Enable Lakehouse Storage

Lakehouse Storage is disabled by default, you must enable it manually.

Lakehouse Storage Cluster Configurations

Modify server.yaml

First, you must configure the lakehouse storage in server.yaml. Take Paimon as an example, you must configure the following configurations:

# Paimon configuration
datalake.format: paimon

# the catalog config about Paimon, assuming using Filesystem catalog
datalake.paimon.metastore: filesystem
datalake.paimon.warehouse: /tmp/paimon_data_warehouse

Fluss processes Paimon configurations by removing the datalake.paimon. prefix and then use the remaining configuration (without the prefix datalake.paimon.) to create the Paimon catalog. Checkout the Paimon documentation for more details on the available configurations.

For example, if you want to configure to use Hive catalog, you can configure like following:

datalake.format: paimon
datalake.paimon.metastore: hive
datalake.paimon.uri: thrift://<hive-metastore-host-name>:<port>
datalake.paimon.warehouse: hdfs:///path/to/warehouse

Add other jars required by datalake

While Fluss includes the core Paimon library, additional jars may still need to be manually added to ${FLUSS_HOME}/plugins/paimon/ according to your needs. For example, for OSS filesystem support, you need to put paimon-oss-<paimon_version>.jar into directory ${FLUSS_HOME}/plugins/paimon/.

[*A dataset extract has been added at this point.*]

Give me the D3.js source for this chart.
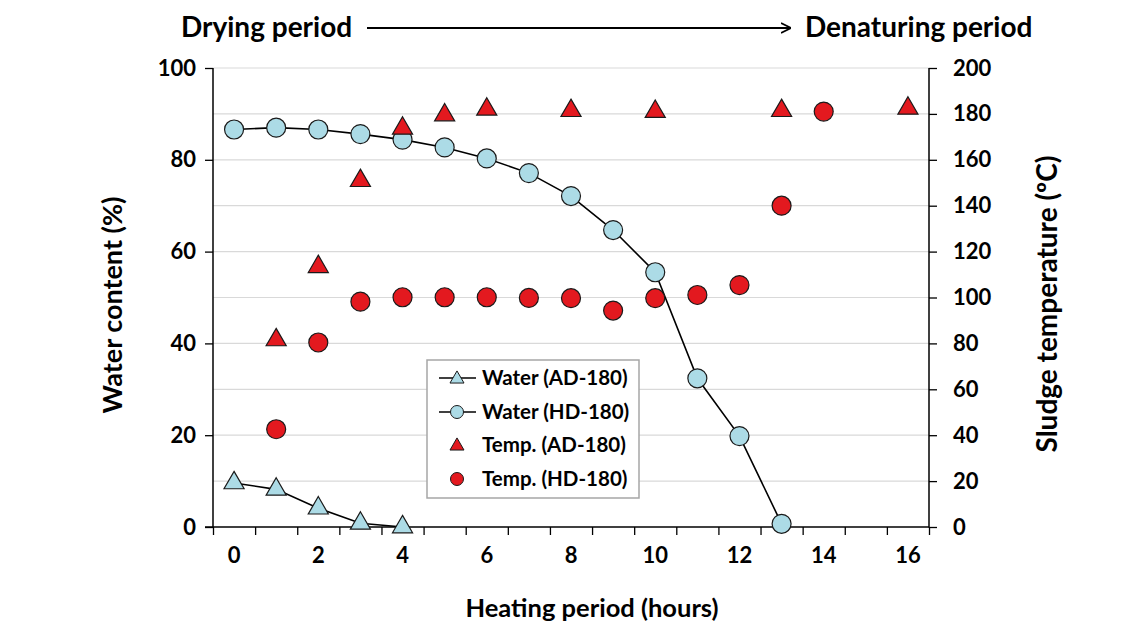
<!DOCTYPE html>
<html>
<head>
<meta charset="utf-8">
<script src="https://cdn.jsdelivr.net/npm/d3@7"></script>
<style>
	body { margin: 0; background: #fff; }
	text { font-family: Lato, "Open Sans", sans-serif; font-weight: 700; fill: #000; }
</style>
</head>
<body>
<div id="chart"></div>
<script>
// categories on the x axis (hours), labels every second one
var hours = d3.range(0, 17);
var hourLabels = [0, 2, 4, 6, 8, 10, 12, 14, 16];
var waterTicks = [0, 20, 40, 60, 80, 100];
var tempTicks = [0, 20, 40, 60, 80, 100, 120, 140, 160, 180, 200];

// water content (%)
var waterAD = [[0, 9.6], [1, 8.2], [2, 4.1], [3, 0.8], [4, 0]];
var waterHD = [[0, 86.6], [1, 87.0], [2, 86.6], [3, 85.6], [4, 84.4], [5, 82.7], [6, 80.3],
	[7, 77.1], [8, 72.1], [9, 64.7], [10, 55.5], [11, 32.4], [12, 19.8], [13, 0.7]];

// sludge temperature (deg C)
var tempAD = [[1, 81.5], [2, 113.4], [3, 150.9], [4, 173.7], [5, 179.5], [6, 182],
	[8, 181.4], [10, 181], [13, 181.4], [16, 182.4]];
var tempHD = [[1, 42.6], [2, 80.4], [3, 98.2], [4, 100.1], [5, 100.1], [6, 100.1], [7, 99.8],
	[8, 99.7], [9, 94.3], [10, 99.7], [11, 101.1], [12, 105.4], [13, 140], [14, 181]];

var legendNames = ["Water (AD-180)", "Water (HD-180)", "Temp. (AD-180)", "Temp. (HD-180)"];

var red = "#e3191f", blue = "#acdbe6";

var svg = d3.select("#chart").append("svg")
	.attr("width", 1140)
	.attr("height", 628);

var plotLeft = 213, plotRight = 929, plotTop = 68, plotBottom = 527;

var x = d3.scaleBand().domain(hours).range([plotLeft, plotRight]);
var xEdge = d3.scaleLinear().domain([0, 17]).range([plotLeft, plotRight]);
var yW = d3.scaleLinear().domain([0, 100]).range([plotBottom, plotTop]);
var yT = d3.scaleLinear().domain([0, 200]).range([plotBottom, plotTop]);
function cx(h) { return x(h) + x.bandwidth() / 2; }

// gridlines
svg.append("g")
	.selectAll("line")
	.data(tempTicks.filter(function (d) { return d > 0; }))
	.enter()
	.append("line")
	.attr("x1", plotLeft).attr("x2", plotRight)
	.attr("y1", function (d) { return yT(d); })
	.attr("y2", function (d) { return yT(d); })
	.attr("stroke", "#d9d9d9")
	.attr("stroke-width", 1.2);

// axes
var axL = svg.append("g")
	.attr("transform", "translate(" + plotLeft + ",0)")
	.call(d3.axisLeft(yW).tickValues(waterTicks).tickSize(8).tickPadding(9));
var axR = svg.append("g")
	.attr("transform", "translate(" + plotRight + ",0)")
	.call(d3.axisRight(yT).tickValues(tempTicks).tickSize(8).tickPadding(16));
var axB = svg.append("g")
	.attr("transform", "translate(0," + plotBottom + ")")
	.call(d3.axisBottom(xEdge).tickValues(d3.range(0, 18)).tickSize(8).tickFormat(""));
var axBL = svg.append("g")
	.attr("transform", "translate(0," + plotBottom + ")")
	.call(d3.axisBottom(x).tickValues(hourLabels).tickSize(0).tickPadding(20));
axBL.select(".domain").remove();

[axL, axR, axB, axBL].forEach(function (a) {
	a.selectAll("path.domain").attr("stroke", "#000").attr("stroke-width", 1.5);
	a.selectAll(".tick line").attr("stroke", "#000").attr("stroke-width", 1.3);
	a.selectAll("text").style("font-size", "22px").style("font-family", "Lato, sans-serif")
		.style("font-weight", 700).attr("fill", "#000");
});
axL.select(".domain").attr("d", "M0," + plotTop + "V" + (plotBottom + 0.5));
axR.select(".domain").attr("d", "M0," + plotTop + "V" + (plotBottom + 0.5));
axB.select(".domain").attr("d", "M" + (plotLeft - 8) + ",0H" + plotRight);

// lines
var lineW = d3.line()
	.x(function (d) { return cx(d[0]); })
	.y(function (d) { return yW(d[1]); });

svg.append("path").datum(waterAD).attr("d", lineW)
	.attr("fill", "none").attr("stroke", "#000").attr("stroke-width", 1.6);
svg.append("path").datum(waterHD).attr("d", lineW)
	.attr("fill", "none").attr("stroke", "#000").attr("stroke-width", 1.6);

var tri = d3.symbol().type(d3.symbolTriangle).size(175);
var triSmall = d3.symbol().type(d3.symbolTriangle).size(85);

function triangles(data, yScale, fill) {
	svg.append("g").selectAll("path")
		.data(data)
		.enter()
		.append("path")
		.attr("d", tri)
		.attr("transform", function (d) { return "translate(" + cx(d[0]) + "," + yScale(d[1]) + ")"; })
		.attr("fill", fill)
		.attr("stroke", "#1a1a1a")
		.attr("stroke-width", 1.2);
}

function circles(data, yScale, fill) {
	svg.append("g").selectAll("circle")
		.data(data)
		.enter()
		.append("circle")
		.attr("cx", function (d) { return cx(d[0]); })
		.attr("cy", function (d) { return yScale(d[1]); })
		.attr("r", 9.5)
		.attr("fill", fill)
		.attr("stroke", "#1a1a1a")
		.attr("stroke-width", 1.2);
}

circles(waterHD, yW, blue);
triangles(tempAD, yT, red);
circles(tempHD, yT, red);
triangles(waterAD, yW, blue);

// legend
var lg = svg.append("g").attr("transform", "translate(427,360)");
lg.append("rect")
	.attr("width", 212).attr("height", 138)
	.attr("fill", "#fff").attr("stroke", "#a6a6a6").attr("stroke-width", 1.5);

var rows = [18, 52, 85, 119];
legendNames.forEach(function (name, i) {
	var g = lg.append("g").attr("transform", "translate(0," + rows[i] + ")");
	if (i < 2) {
		g.append("line").attr("x1", 12).attr("x2", 49).attr("y1", 0).attr("y2", 0)
			.attr("stroke", "#000").attr("stroke-width", 1.5);
	}
	var fill = i < 2 ? blue : red;
	if (i % 2 === 0) {
		g.append("path").attr("d", triSmall).attr("transform", "translate(30,1)")
			.attr("fill", fill).attr("stroke", "#1a1a1a").attr("stroke-width", 1);
	} else {
		g.append("circle").attr("cx", 30).attr("cy", 0).attr("r", 6.5)
			.attr("fill", fill).attr("stroke", "#1a1a1a").attr("stroke-width", 1);
	}
	g.append("text")
		.attr("x", 55).attr("y", 7)
		.style("font-size", "20.5px")
		.text(name);
});

// axis titles
svg.append("text")
	.attr("text-anchor", "middle")
	.attr("x", 592).attr("y", 617)
	.style("font-size", "25.5px")
	.text("Heating period (hours)");

svg.append("text")
	.attr("text-anchor", "middle")
	.attr("transform", "translate(122,305) rotate(-90)")
	.style("font-size", "27px")
	.text("Water content (%)");

svg.append("text")
	.attr("text-anchor", "middle")
	.attr("transform", "translate(1057,304) rotate(-90)")
	.style("font-size", "28px")
	.text("Sludge temperature (\u00baC)");

// period header
svg.append("defs").append("marker")
	.attr("id", "arrow")
	.attr("viewBox", "0 0 10 10")
	.attr("refX", 9).attr("refY", 5)
	.attr("markerWidth", 10).attr("markerHeight", 12)
	.attr("markerUnits", "userSpaceOnUse")
	.attr("orient", "auto")
	.append("path")
	.attr("d", "M0,0L10,5L0,10")
	.attr("fill", "none").attr("stroke", "#000").attr("stroke-width", 1.8);

svg.append("text")
	.attr("x", 181).attr("y", 37)
	.style("font-size", "28px")
	.text("Drying period");

svg.append("line")
	.attr("x1", 367).attr("x2", 790).attr("y1", 28).attr("y2", 28)
	.attr("stroke", "#000").attr("stroke-width", 2)
	.attr("marker-end", "url(#arrow)");

svg.append("text")
	.attr("x", 805).attr("y", 37)
	.style("font-size", "28px")
	.text("Denaturing period");
</script>
</body>
</html>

Start The Datalake Tiering Service

Then, you must start the datalake tiering service to tier Fluss's data to the lakehouse storage.

Prerequisites

Prepare required jars

Start Datalake Tiering Service

After the Flink Cluster has been started, you can execute the fluss-flink-tiering-0.7.0.jar by using the following command to start datalake tiering service:

<FLINK_HOME>/bin/flink run /path/to/fluss-flink-tiering-0.7.0.jar \
--fluss.bootstrap.servers localhost:9123 \
--datalake.format paimon \
--datalake.paimon.metastore filesystem \
--datalake.paimon.warehouse /tmp/paimon

Note:

  • The fluss.bootstrap.servers should be the bootstrap server address of your Fluss cluster. You must configure all options with the datalake. prefix in the server.yaml file to run the tiering service. In this case, these parameters are --datalake.format, --datalake.paimon.metastore, and --datalake.paimon.warehouse.
  • The Flink tiering service is stateless, and you can run multiple tiering services simultaneously to tier tables in Fluss. These tiering services are coordinated by the Fluss cluster to ensure exactly-once semantics when tiering data to the lake storage. This means you can freely scale the service up or down according to your workload.
  • This follows the standard practice for submitting jobs to Flink, where you can use the -D parameter to specify Flink-related configurations. For example, if you want to set the tiering service job name to My Fluss Tiering Service1 and use 3 as the job parallelism, you can use the following command:
<FLINK_HOME>/bin/flink run \
-Dpipeline.name="My Fluss Tiering Service1" \
-Dparallelism.default=3 \
/path/to/fluss-flink-tiering-0.7.0.jar \
--fluss.bootstrap.servers localhost:9123 \
--datalake.format paimon \
--datalake.paimon.metastore filesystem \
--datalake.paimon.warehouse /tmp/paimon

Enable Lakehouse Storage Per Table

To enable lakehouse storage for a table, the table must be created with the option 'table.datalake.enabled' = 'true'.

Another option table.datalake.freshness, allows per-table configuration of data freshness in the datalake. It defines the maximum amount of time that the datalake table's content should lag behind updates to the Fluss table. Based on this target freshness, the Fluss tiering service automatically moves data from the Fluss table and updates to the datalake table, so that the data in the datalake table is kept up to date within this target. The default is 3min, if the data does not need to be as fresh, you can specify a longer target freshness time to reduce costs.